For this cultural excursion our program was divided up according to gender, with male-identifying persons in one banya and female-identifying persons in another. It is not uncommon for people to use the banya while nude given how unforgivably hot it can get. The hostess with whom the men in our group were living with gave us a tutorial on how to navigate this longstanding institution of Russian culture. Upon entering the banya house in the backyard there is an antechamber with a Russian pechka (stove) and a couch. This would be our link to the outside world; the next door led to the interior of the banya. Once inside, the heat is sourced from a burning pechka and the steam comes from hot coals upon which you pour water, with other liquids or oils as one pleases. The slightest bit of water generates a disproportionate amount of steam and generates an unprecedented degree of heat. And the longer we stayed in there, the hotter the coals burned. To cool off we were given buckets of cold water which, when I poured it on myself, produced such a feeling of relief from the intense heat of this small wooden chamber.

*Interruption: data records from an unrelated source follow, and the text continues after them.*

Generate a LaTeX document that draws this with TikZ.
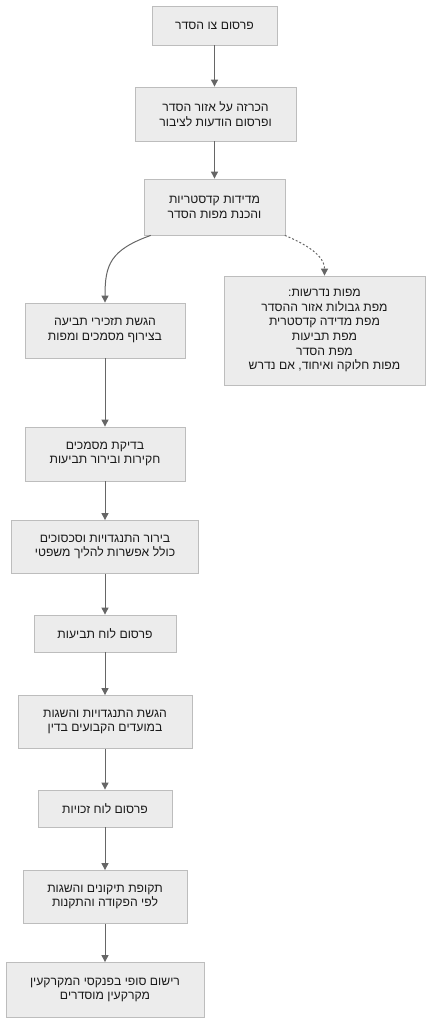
\documentclass[tikz,border=0pt]{standalone}
\usepackage{fontspec}
\usepackage{tikz}
\usetikzlibrary{arrows.meta}
\TeXXeTstate=1
\newfontfamily\hebfont[Script=Hebrew]{Liberation Sans}
\newcommand{\heb}[1]{\beginR #1\endR}
\definecolor{boxfill}{HTML}{ECECEC}
\definecolor{boxline}{HTML}{BDBDBD}
\definecolor{linkgray}{HTML}{666666}
\definecolor{txtgray}{HTML}{1A1A1A}
\tikzset{box/.style={draw=boxline, fill=boxfill, line width=0.8pt, align=center,
    inner sep=0pt, text=txtgray, font=\hebfont\fontsize{12.2}{14.7}\selectfont},
  link/.style={draw=linkgray, line width=1pt, -{Triangle[length=7pt,width=7pt]}}}

\begin{document}
\begin{tikzpicture}[x=1pt, y=-1pt]
  \useasboundingbox (0, 0) rectangle (431, 1024);

  \node[box, minimum width=125, minimum height=39] at (214.5, 25.5) (publish)
    {\heb{פרסום צו הסדר}};
  \node[box, minimum width=161, minimum height=54] at (215.5, 114) (announce)
    {\heb{הכרזה על אזור הסדר}\\\heb{ופרסום הודעות לציבור}};
  \node[box, minimum width=141, minimum height=56] at (214.5, 207) (survey)
    {\heb{מדידות קדסטריות}\\\heb{והכנת מפות הסדר}};
  \node[box, minimum width=201, minimum height=109] at (324.5, 330.5) (maps)
    {\heb{מפות נדרשות:}\\\heb{מפת גבולות אזור ההסדר}\\\heb{מפת מדידה קדסטרית}\\
     \heb{מפת תביעות}\\\heb{מפת הסדר}\\\heb{מפות חלוקה ואיחוד, אם נדרש}};

  \node[box, minimum width=160, minimum height=55] at (105, 330.5) (claims)
    {\heb{הגשת תזכירי תביעה}\\\heb{בצירוף מסמכים ומפות}};
  \node[box, minimum width=160, minimum height=54] at (105, 454) (review)
    {\heb{בדיקת מסמכים}\\\heb{חקירות ובירור תביעות}};
  \node[box, minimum width=187, minimum height=53] at (105, 547) (resolve)
    {\heb{בירור התנגדויות וסכסוכים}\\\heb{כולל אפשרות להליך משפטי}};
  \node[box, minimum width=142, minimum height=37] at (105, 633.5) (claimlist)
    {\heb{פרסום לוח תביעות}};
  \node[box, minimum width=174, minimum height=53] at (105, 722) (objections)
    {\heb{הגשת התנגדויות והשגות}\\\heb{במועדים הקבועים בדין}};
  \node[box, minimum width=134, minimum height=37] at (105, 808.5) (rights)
    {\heb{פרסום לוח זכויות}};
  \node[box, minimum width=164, minimum height=53] at (105, 897) (corrections)
    {\heb{תקופת תיקונים והשגות}\\\heb{לפי הפקודה והתקנות}};
  \node[box, minimum width=198, minimum height=55] at (105, 990) (register)
    {\heb{רישום סופי בפנקסי המקרקעין}\\\heb{מקרקעין מוסדרים}};

  % main line
  \draw[link] (publish.south) -- (publish.south |- announce.north);
  \draw[link] (announce.south -| survey.south) -- (survey.north);
  \draw[link] (survey.204) .. controls (110, 250) and (105, 265) .. (claims.north);
  \draw[link, dash pattern=on 2pt off 2pt] (survey.338)
    .. controls (320, 250) and (324.5, 262) .. (maps.north);
  \draw[link] (claims) -- (review);
  \draw[link] (review) -- (resolve);
  \draw[link] (resolve) -- (claimlist);
  \draw[link] (claimlist) -- (objections);
  \draw[link] (objections) -- (rights);
  \draw[link] (rights) -- (corrections);
  \draw[link] (corrections) -- (register);
\end{tikzpicture}
\end{document}
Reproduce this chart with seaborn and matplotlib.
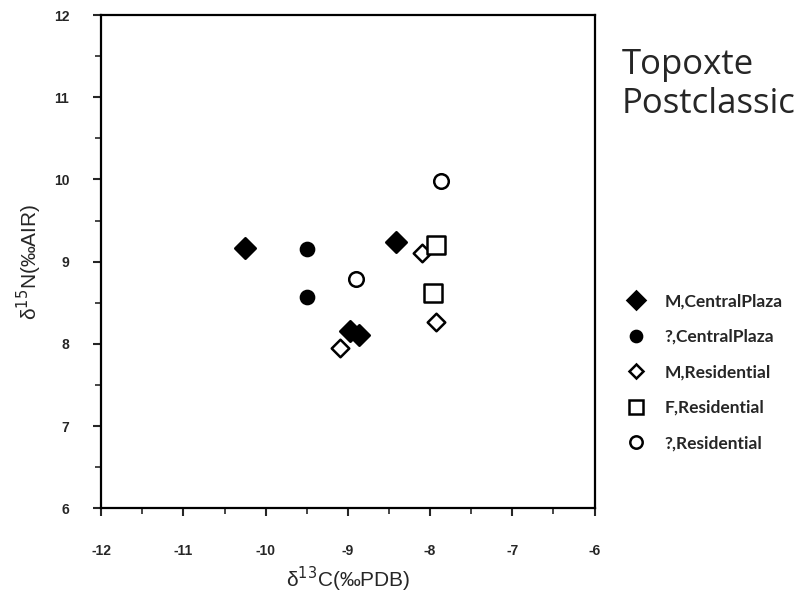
import numpy as np
import pandas as pd
import matplotlib
matplotlib.use("Agg")
import matplotlib.pyplot as plt
from matplotlib.lines import Line2D
from matplotlib.ticker import MultipleLocator
import seaborn as sns

# values
groups = ["M,CentralPlaza", "?,CentralPlaza", "M,Residential", "F,Residential", "?,Residential"]
carbon = {
    "M,CentralPlaza": [-10.25, -8.42, -8.98, -8.86],
    "?,CentralPlaza": [-9.50, -9.50],
    "M,Residential": [-8.10, -9.09, -7.93],
    "F,Residential": [-7.93, -7.96],
    "?,Residential": [-8.90, -7.87],
}
nitrogen = {
    "M,CentralPlaza": [9.16, 9.24, 8.15, 8.11],
    "?,CentralPlaza": [9.15, 8.57],
    "M,Residential": [9.11, 7.95, 8.26],
    "F,Residential": [9.20, 8.62],
    "?,Residential": [8.79, 9.98],
}

rows = []
for g in groups:
    for c, n in zip(carbon[g], nitrogen[g]):
        rows.append({"group": g, "d13C": c, "d15N": n})
df = pd.DataFrame(rows)

# marker style per group: (marker, facecolor, size)
styles = {
    "M,CentralPlaza": ("D", "black", 110),
    "?,CentralPlaza": ("o", "black", 90),
    "M,Residential": ("D", "white", 80),
    "F,Residential": ("s", "white", 150),
    "?,Residential": ("o", "white", 110),
}

sns.set_style("ticks")
plt.rcParams['font.family'] = ['Liberation Sans', 'DejaVu Sans']
plt.rcParams['axes.unicode_minus'] = False  # plain hyphen like the original

fig = plt.figure(figsize=(8.1, 6), dpi=100)
ax = fig.add_axes([0.125, 0.153, 0.609, 0.822])

for g in groups:
    m, fc, s = styles[g]
    sub = df[df["group"] == g]
    sns.scatterplot(data=sub, x="d13C", y="d15N", marker=m, s=s,
                    color=fc, edgecolor="black", linewidth=1.8, ax=ax, zorder=3)

ax.set_xlim(-12, -6)
ax.set_ylim(6, 12)
ax.xaxis.set_major_locator(MultipleLocator(1))
ax.xaxis.set_minor_locator(MultipleLocator(0.5))
ax.yaxis.set_major_locator(MultipleLocator(1))
ax.yaxis.set_minor_locator(MultipleLocator(0.5))
ax.tick_params(which="major", direction="out", length=6, width=1.5, labelsize=10)
ax.tick_params(axis="x", which="major", pad=20)
ax.tick_params(axis="y", which="major", pad=17)
ax.tick_params(which="minor", direction="out", length=4, width=1.2)
for lab in ax.get_xticklabels() + ax.get_yticklabels():
    lab.set_fontweight("bold")
for sp in ax.spines.values():
    sp.set_visible(True)
    sp.set_linewidth(1.6)
    sp.set_color("black")

ax.set_xlabel("δ$^{13}$C(‰PDB)", fontsize=15, labelpad=5)
ax.set_ylabel("δ$^{15}$N(‰AIR)", fontsize=15, labelpad=7)

fig.text(0.768, 0.92, "Topoxte\nPostclassic", fontsize=25, va="top", ha="left",
         family=["Open Sans", "DejaVu Sans"], linespacing=1.2)

handles = []
for g in groups:
    m, fc, s = styles[g]
    handles.append(Line2D([], [], linestyle="none", marker=m, markersize=np.sqrt(s) * 0.85,
                          markerfacecolor=fc, markeredgecolor="black", markeredgewidth=1.8))
leg = fig.legend(handles, groups, loc="upper left", bbox_to_anchor=(0.745, 0.537),
                 frameon=False, handletextpad=0.6, labelspacing=1.12,
                 prop={"family": ["Lato", "DejaVu Sans"], "weight": "bold", "size": 12.5})

fig.savefig("out.png", dpi=100)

The experience of the banya proved greatly relaxing when it was all said and done. I didn’t have anything wrong health-wise when I went in, but I came out feeling healed. Emerging from the banya at night after almost two hours, clean and dry, I was ready to collapse into a deep sleep. Traveling through Siberia in a small bus on rocky roads, and knowing that a lot more of this would be coming, it was a much-needed experience which I’m glad to have shared with some of my friends on the trip.